Когда-то Воронский, один из образованнейших и наиболее глубоких представителей нашего художественного или научно-художественного коммунистического мира, старался раскрыть внутреннее значение искусства, каким оно рисуется для нас, указывая на особый род познавания, каким является художественное творчество. Другой, более молодой, но очень даровитый представитель коммунистической мысли в области искусства — т. Лелевич, очень сердито отвергал это определение искусства и указывал на другие стороны, более ценные2. Может быть, Воронский не прав, сводя к познавательной стороне искусство на все сто процентов, — этого, конечно, нет, но что в значительной степени он был прав — это не подлежит ни малейшему сомнению.

Вообще говоря, самая высокая, как говорят, форма познавания есть наука.
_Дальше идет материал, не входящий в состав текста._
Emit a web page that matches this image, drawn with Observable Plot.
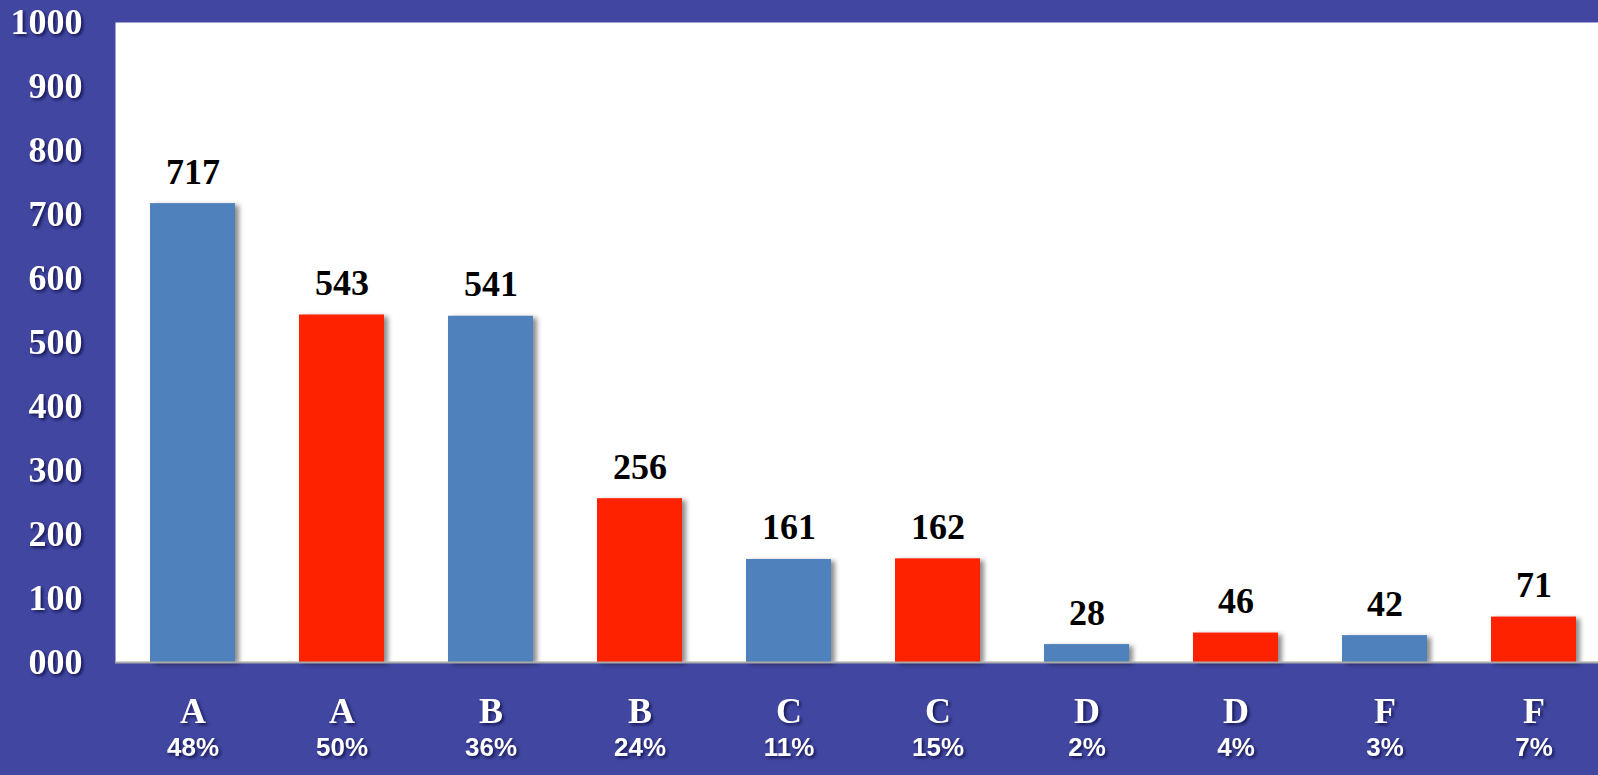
<!DOCTYPE html>
<html>
<head>
<meta charset="utf-8">
<script src="https://cdn.jsdelivr.net/npm/d3@7"></script>
<script src="https://cdn.jsdelivr.net/npm/@observablehq/plot@0.6"></script>
<style>
  html, body { margin: 0; padding: 0; background: #4146a0; overflow: hidden; }
  #chart { width: 1598px; height: 775px; overflow: hidden; position: relative; }
  #chart svg { display: block; max-width: none !important; }
  .bars rect { filter: drop-shadow(4px 2px 2.5px rgba(0,0,0,0.45)); }
  .wtxt text, g[aria-label="y-axis tick label"] text { filter: drop-shadow(2px 2px 1.5px rgba(10,10,60,0.75)); }
</style>
</head>
<body>
<div id="chart"></div>
<script>
// ---- data ----
const categories = ["A", "A", "B", "B", "C", "C", "D", "D", "F", "F"];
const values = [717, 543, 541, 256, 161, 162, 28, 46, 42, 71];
const percents = ["48%", "50%", "36%", "24%", "11%", "15%", "2%", "4%", "3%", "7%"];
const series = ["first", "second", "first", "second", "first", "second", "first", "second", "first", "second"];
const seriesNames = ["first", "second"];
const seriesColors = ["#4f81bd", "#ff2200"];
const yTicks = [0, 100, 200, 300, 400, 500, 600, 700, 800, 900, 1000];

const data = values.map((v, i) => ({
  i, cat: categories[i], value: v, pct: percents[i], series: series[i]
}));

const serif = "'Liberation Serif', 'Times New Roman', serif";
const sans = "'Liberation Sans', Arial, sans-serif";

const chart = Plot.plot({
  width: 1610,
  height: 775,
  marginLeft: 115,
  marginRight: 0,
  marginTop: 22,
  marginBottom: 113,
  style: { background: "transparent", overflow: "visible", maxWidth: "none" },
  x: { type: "band", domain: d3.range(values.length), paddingInner: 0.43, paddingOuter: 0.215, axis: null },
  y: { domain: [0, 1000], axis: null, label: null },
  color: { domain: seriesNames, range: seriesColors },
  marks: [
    Plot.frame({ fill: "white", stroke: null }),
    Plot.barY(data, { x: "i", y: "value", fill: "series", className: "bars" }),
    Plot.ruleY([0], { stroke: "#a9a9a9", strokeWidth: 2 }),
    Plot.text(data, {
      x: "i", y: "value", text: d => String(d.value),
      lineAnchor: "bottom", dy: -20,
      fontSize: 36, fontWeight: "bold", fontFamily: serif, fill: "black"
    }),
    Plot.axisY({
      ticks: yTicks,
      tickFormat: d => String(d).padStart(3, "0"),
      tickSize: 0, tickPadding: 33, label: null,
      fontSize: 36, fontWeight: "bold", fontFamily: serif,
      fill: "white", color: "white"
    }),
    Plot.text(data, {
      x: "i", frameAnchor: "bottom", text: "cat",
      lineAnchor: "bottom", dy: 60,
      fontSize: 36, fontWeight: "bold", fontFamily: serif, fill: "white",
      className: "wtxt"
    }),
    Plot.text(data, {
      x: "i", frameAnchor: "bottom", text: "pct",
      lineAnchor: "bottom", dy: 93,
      fontSize: 26, fontWeight: "bold", fontFamily: sans, fill: "white",
      className: "wtxt"
    })
  ]
});

document.getElementById("chart").appendChild(chart);
</script>
</body>
</html>
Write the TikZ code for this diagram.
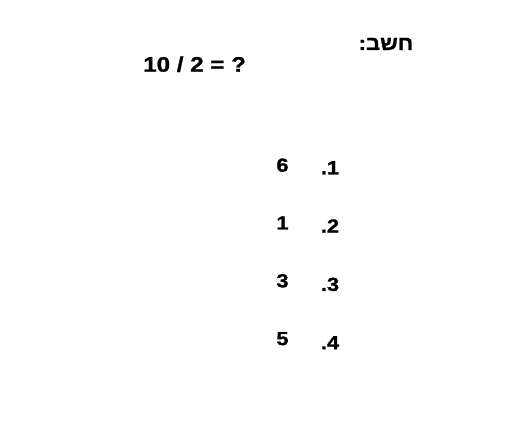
\documentclass[tikz,border=0pt]{standalone}
\usepackage{fontspec}
\newfontfamily\boldsans[FakeStretch=1.15,FakeBold=1.2]{Liberation Sans Bold}
\newfontfamily\hebfont[Script=Hebrew,FakeStretch=1.1,FakeBold=1.2]{Liberation Sans Bold}
\TeXXeTstate=1

\begin{document}
\begin{tikzpicture} [
    x=1pt, y=-1pt,
    task/.style={font=\boldsans\fontsize{21}{24}\selectfont, inner sep=0pt, anchor=base},
    head/.style={font=\hebfont\fontsize{20}{24}\selectfont, inner sep=0pt, anchor=base},
    opt/.style={font=\boldsans\fontsize{19}{22}\selectfont, inner sep=0pt, anchor=base},
    ]
    \useasboundingbox [fill=white] (0,0) rectangle (531,441);
    % Heading and question
    \node[head] (calc) at (386,50) {\beginR חשב:\endR};
    \node[task] (quest) at (194.6,71.7) {10 / 2 = ?};
    % Answers
    \foreach \n/\v [count=\i] in {1/6,2/1,3/3,4/5} {
      \node[opt] (val\i) at (282.5,{171.7+57.8*(\i-1)}) {\v};
      \node[opt] (num\i) at (330,{174.3+58.3*(\i-1)}) {.\n};
    }
  \end{tikzpicture}
\end{document}
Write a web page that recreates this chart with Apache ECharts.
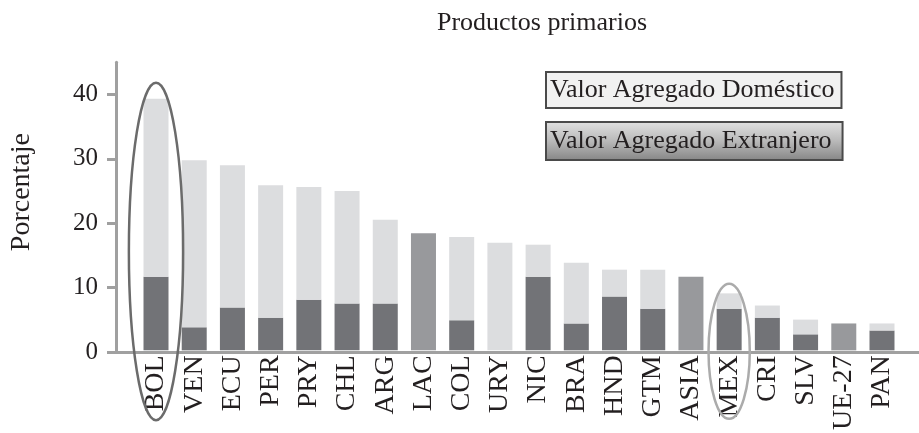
<!DOCTYPE html>
<html><head><meta charset="utf-8">
<script src="https://cdn.jsdelivr.net/npm/echarts@6/dist/echarts.min.js"></script>
<style>html,body{margin:0;padding:0;background:#fff}#c{width:919px;height:433px}</style>
</head><body><div id="c"></div>
<script>
const categories = ['BOL','VEN','ECU','PER','PRY','CHL','ARG','LAC','COL','URY','NIC','BRA','HND','GTM','ASIA','MEX','CRI','SLV','UE-27','PAN'];
const extranjero = [11.5, 3.6, 6.7, 5.1, 7.9, 7.3, 7.3, null, 4.7, 0, 11.5, 4.2, 8.4, 6.5, null, 6.5, 5.1, 2.5, null, 3.1];
const domestico  = [27.8, 26.1, 22.2, 20.7, 17.6, 17.6, 13.1, null, 13.0, 16.8, 5.0, 9.5, 4.2, 6.1, null, 2.4, 1.9, 2.3, null, 1.1];
const regiones   = [null, null, null, null, null, null, null, 18.3, null, null, null, null, null, null, 11.5, null, null, null, 4.2, null];
const yTicks = [0, 10, 20, 30, 40];
const highlights = [
  {cat: 'BOL', top: 41.8, bottom: -10.9, halfWidth: 0.71, color: '#6b6b6b'},
  {cat: 'MEX', top: 10.4, bottom: -10.7, halfWidth: 0.54, color: '#ababab'}
];

const SERIF = 'Liberation Serif';
const TXT = '#231f20';
const chart = echarts.init(document.getElementById('c'), null, {renderer: 'canvas'});

const gridTop = 62.2, gridBottom = 81;
const option = {
  animation: false,
  backgroundColor: '#fff',
  title: {
    text: 'Productos primarios', left: 537, top: 5, textAlign: 'center',
    textStyle: {fontFamily: SERIF, fontSize: 26, fontWeight: 'normal', color: TXT}
  },
  legend: {
    left: 537, top: 66, orient: 'vertical', itemGap: 12, itemWidth: 0, itemHeight: 0,
    selectedMode: false, icon: 'none',
    textStyle: {fontFamily: SERIF, fontSize: 26, color: TXT},
    data: [
      {name: 'Valor Agregado Doméstico', icon: 'none',
       textStyle: {backgroundColor: '#f1f1f1', borderColor: '#4a4a4a', borderWidth: 2, padding: [4, 6, 4, 3]}},
      {name: 'Valor Agregado Extranjero', icon: 'none',
       textStyle: {backgroundColor: new echarts.graphic.LinearGradient(0, 0, 0, 1, [
          {offset: 0, color: '#e2e2e2'}, {offset: 0.5, color: '#b9b9b9'}, {offset: 1, color: '#858585'}]),
        borderColor: '#4a4a4a', borderWidth: 2, padding: [5, 10, 5, 3]}}
    ]
  },
  grid: [
    {left: 136.9, right: 17.9, top: gridTop, bottom: gridBottom},
    {left: 108.3, right: 0, top: gridTop, bottom: gridBottom}
  ],
  xAxis: [
    {type: 'category', gridIndex: 0, data: categories,
     axisLine: {show: false}, axisTick: {show: false},
     axisLabel: {rotate: 90, margin: 5, fontFamily: SERIF, fontSize: 28, color: TXT}},
    {type: 'value', gridIndex: 1, min: 0, max: 1,
     axisLine: {show: true, lineStyle: {color: '#a0a0a0', width: 3}},
     axisTick: {show: false}, axisLabel: {show: false}, splitLine: {show: false}}
  ],
  yAxis: [
    {type: 'value', gridIndex: 0, min: 0, max: 45, show: false, splitLine: {show: false}},
    {type: 'value', gridIndex: 1, min: 0, max: 45,
     name: 'Porcentaje', nameLocation: 'middle', nameGap: 80,
     nameTextStyle: {fontFamily: SERIF, fontSize: 28, color: TXT, padding: [0, 0, 0, 30]},
     axisLine: {show: true, lineStyle: {color: '#a0a0a0', width: 3}},
     axisTick: {show: true, length: 9, customValues: yTicks, lineStyle: {color: '#a0a0a0', width: 3}},
     axisLabel: {customValues: yTicks, margin: 18, fontFamily: SERIF, fontSize: 25, color: TXT},
     splitLine: {show: false}}
  ],
  series: [
    {name: 'Valor Agregado Extranjero', type: 'bar', stack: 'v', xAxisIndex: 0, yAxisIndex: 0,
     barWidth: 25, data: extranjero, itemStyle: {color: '#727377'}},
    {name: 'Valor Agregado Doméstico', type: 'bar', stack: 'v', xAxisIndex: 0, yAxisIndex: 0,
     barWidth: 25, data: domestico, itemStyle: {color: '#dcdddf'}},
    {name: 'Regiones', type: 'bar', stack: 'v', xAxisIndex: 0, yAxisIndex: 0,
     barWidth: 25, data: regiones, itemStyle: {color: '#98999c'}}
  ]
};
chart.setOption(option);

const band = chart.convertToPixel({xAxisIndex: 0}, categories[1]) - chart.convertToPixel({xAxisIndex: 0}, categories[0]);
const graphics = highlights.map(h => {
  const cx = chart.convertToPixel({xAxisIndex: 0}, h.cat);
  const yTop = chart.convertToPixel({yAxisIndex: 0}, h.top);
  const yBot = chart.convertToPixel({yAxisIndex: 0}, h.bottom);
  return {type: 'ellipse', z: 100,
    shape: {cx: cx, cy: (yTop + yBot) / 2, rx: h.halfWidth * band, ry: (yBot - yTop) / 2},
    style: {fill: null, stroke: h.color, lineWidth: 2.5}};
});
chart.setOption({graphic: graphics});
</script></body></html>
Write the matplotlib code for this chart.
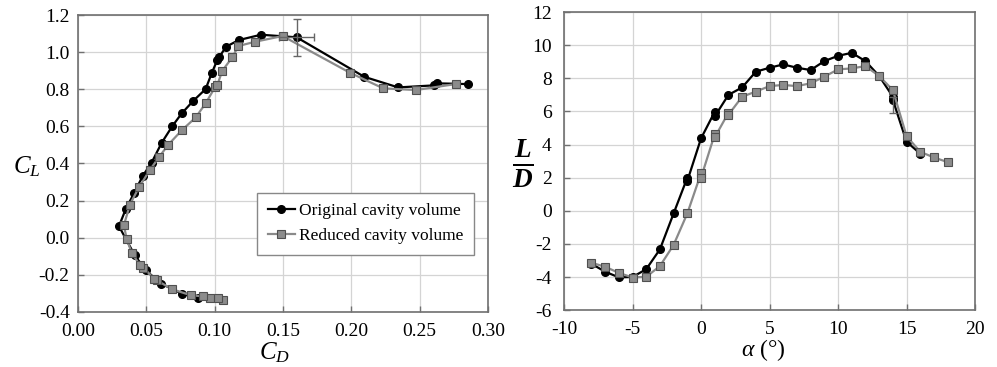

Наука стремится к тому, чтобы повседневный опыт нашего наблюдения свести к обобщениям, которые имели бы, по возможности, характер, форму улавливающих основные законы явлений того или другого значения. Но на самом деле человеческое сознание построено таким образом, что такое познавание ему недостаточно, и не только в смысле его внутренних потребностей, но даже и с точки зрения превращения этого познавания в настоящую активность. Ведь мы познаем, чтобы овладеть, чтобы управлять, а вот оказывается, что в целом ряде областей, и очень важных, даже, я бы сказал, по всему почти кругозору нашего познавания, этого построения классификации предметов и явлений, этого построения формул, улавливающих закономерность, недостаточно, ибо все абстракции ускользают от наших непосредственных органов чувств, ускользают от непосредственного жизнеощущения.